Mit der Vereinheitlichung des Zinsniveaus im Bestand soll „insbesondere eine gleichbehandelnde Überschussbeteiligung in der Zukunft gewährleistet werden“, so Fritz auf LEITER-bAV.de. Unabhängig von der Zinshöhe der ursprünglichen Tarifgeneration – aktuell zwischen 3,0 Prozent (bis Ende 2006) bis 0,9 Prozent (ab 2017) - betrage der Rechnungszins voraussichtlich für alle bestehenden Mitgliedschaften ab 2021 dann nur noch 0,4 Prozent. Das letzte Wort dazu hat aber noch die BaFin, denn regulierte Pensionskassen müssen derartige Eingriffe in die Verträge genehmigen.
Zinssenkung weniger belastend als Leistungssenkung
Die Kasse glaubt laut Geschäftsbericht, dass „die Anpassung des Rechnungszinses für Neubeiträge die mildere Alternative gegenüber der Leistungsherabsetzung ist“. In beiden Fällen müssen die Mitglieds-Arbeitgeber Lücken im Zweifel auffüllen. Das dürfte bei der Sparkassen-Pensionskasse der Fall sein, der aktuell ein dreistelliger Millionenbetrag in der Bilanz fehlt (procontra berichtete).
Arbeitgebereinstandspflichten entstehen regelmäßig bei Leistungsherabsetzungen. Diese liegen jedoch laut Fritz bei der PKDW nicht vor und sollen mit den genannten Maßnahmen vermieden werden. Ob im Falle einer niedrigeren Verzinsung im Future-Service Einstandspflichten entstehen, hängt von der jeweiligen arbeitsrechtlichen Zusage ab. „Für viele Verträge kann eine Einstandspflicht ausgeschlossen werden“, sagt der Vorstand.

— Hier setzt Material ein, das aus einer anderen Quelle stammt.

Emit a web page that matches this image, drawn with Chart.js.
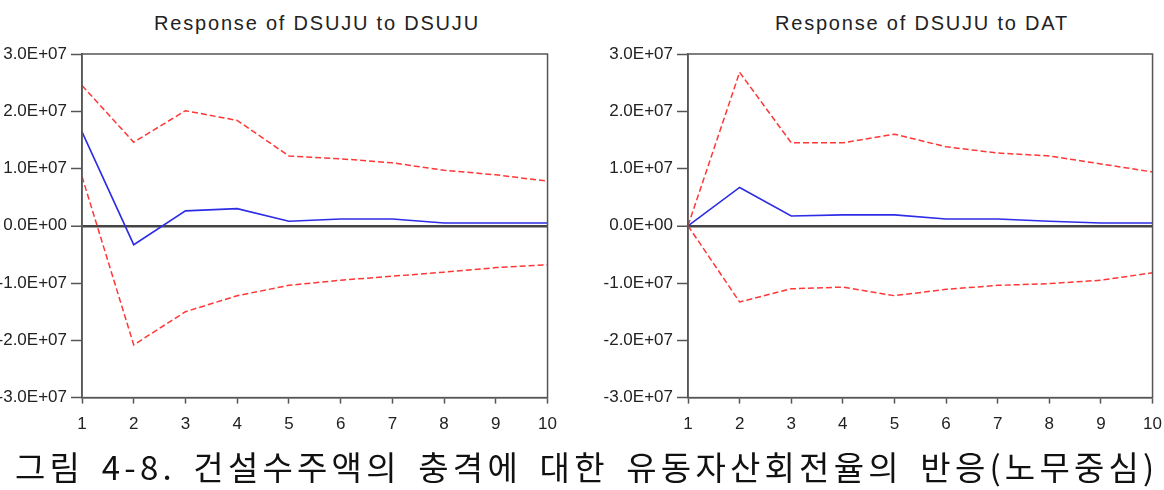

Fritz wird gegenüber procontra für die PKDW konkreter: „Die Zinssenkung für künftige Beiträge führt maximal dann zur Einstandspflicht des Arbeitgebers, wenn bei Rentenbeginn des jeweiligen Anwärters die ursprünglich tarifgemäße Leistung nicht zur Verfügung steht.“ Bei den häufig genutzten Beitragszusagen mit Mindestleistung gebe es nur ein geringes Einstandsrisiko. „Im Gegensatz dazu bestünde bei einer Leistungsherabsetzung eindeutig die Einstandsverpflichtung des Arbeitgebers“, so Fritz.